_Collected data_
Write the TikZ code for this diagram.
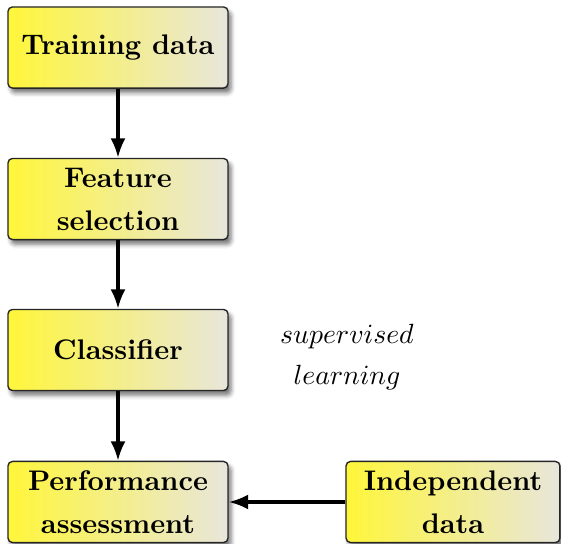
\documentclass[tikz,border=0pt]{standalone}
\usetikzlibrary{arrows.meta,shadows.blur}
\definecolor{boxleft}{RGB}{255,246,58}
\definecolor{boxright}{RGB}{232,230,220}
\begin{document}
\begin{tikzpicture}[x=0.36pt,y=-0.36pt,
  stage/.style={draw=black!85, line width=0.5pt, rounded corners=1.6pt,
    left color=boxleft, right color=boxright,
    minimum width=79.2pt, minimum height=29.2pt, inner sep=0pt,
    align=center, font=\fontsize{10.2}{12.2}\selectfont\bfseries,
    blur shadow={shadow xshift=1.1pt, shadow yshift=-1.7pt,
      shadow blur radius=1.6pt, shadow opacity=55}},
  flow/.style={-{Latex[length=7pt,width=5.4pt]}, line width=1.1pt}]
  \useasboundingbox (0,0) rectangle (561,544);

  % processing chain
  \node[stage] (train) at (118,47.5) {Training data};
  \node[stage] (feat)  at (118,199)  {Feature\\[3.3pt]selection};
  \node[stage] (clf)   at (118,350)  {Classifier};
  \node[stage] (perf)  at (118,502)  {Performance\\[3.3pt]assessment};
  \node[stage, minimum width=77pt] (indep) at (453,502) {Independent\\[3.3pt]data};

  % annotation
  \node[align=center] (sup) at (347,357) {$supervised$\\[2.5pt]$learning$};

  % connectors
  \draw[flow] (train) -- (feat);
  \draw[flow] (feat) -- (clf);
  \draw[flow] (clf) -- (perf);
  \draw[flow] (indep) -- (perf);
\end{tikzpicture}
\end{document}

_What is needed_
Write out nothing but the lines from the start of the data through the line with "(sup) at (347,357)". Leave out the pictures.

_Solution below_
Write the TikZ code for this diagram.
\documentclass[tikz,border=0pt]{standalone}
\usetikzlibrary{arrows.meta,shadows.blur}
\definecolor{boxleft}{RGB}{255,246,58}
\definecolor{boxright}{RGB}{232,230,220}
\begin{document}
\begin{tikzpicture}[x=0.36pt,y=-0.36pt,
  stage/.style={draw=black!85, line width=0.5pt, rounded corners=1.6pt,
    left color=boxleft, right color=boxright,
    minimum width=79.2pt, minimum height=29.2pt, inner sep=0pt,
    align=center, font=\fontsize{10.2}{12.2}\selectfont\bfseries,
    blur shadow={shadow xshift=1.1pt, shadow yshift=-1.7pt,
      shadow blur radius=1.6pt, shadow opacity=55}},
  flow/.style={-{Latex[length=7pt,width=5.4pt]}, line width=1.1pt}]
  \useasboundingbox (0,0) rectangle (561,544);

  % processing chain
  \node[stage] (train) at (118,47.5) {Training data};
  \node[stage] (feat)  at (118,199)  {Feature\\[3.3pt]selection};
  \node[stage] (clf)   at (118,350)  {Classifier};
  \node[stage] (perf)  at (118,502)  {Performance\\[3.3pt]assessment};
  \node[stage, minimum width=77pt] (indep) at (453,502) {Independent\\[3.3pt]data};

  % annotation
  \node[align=center] (sup) at (347,357) {$supervised$\\[2.5pt]$learning$};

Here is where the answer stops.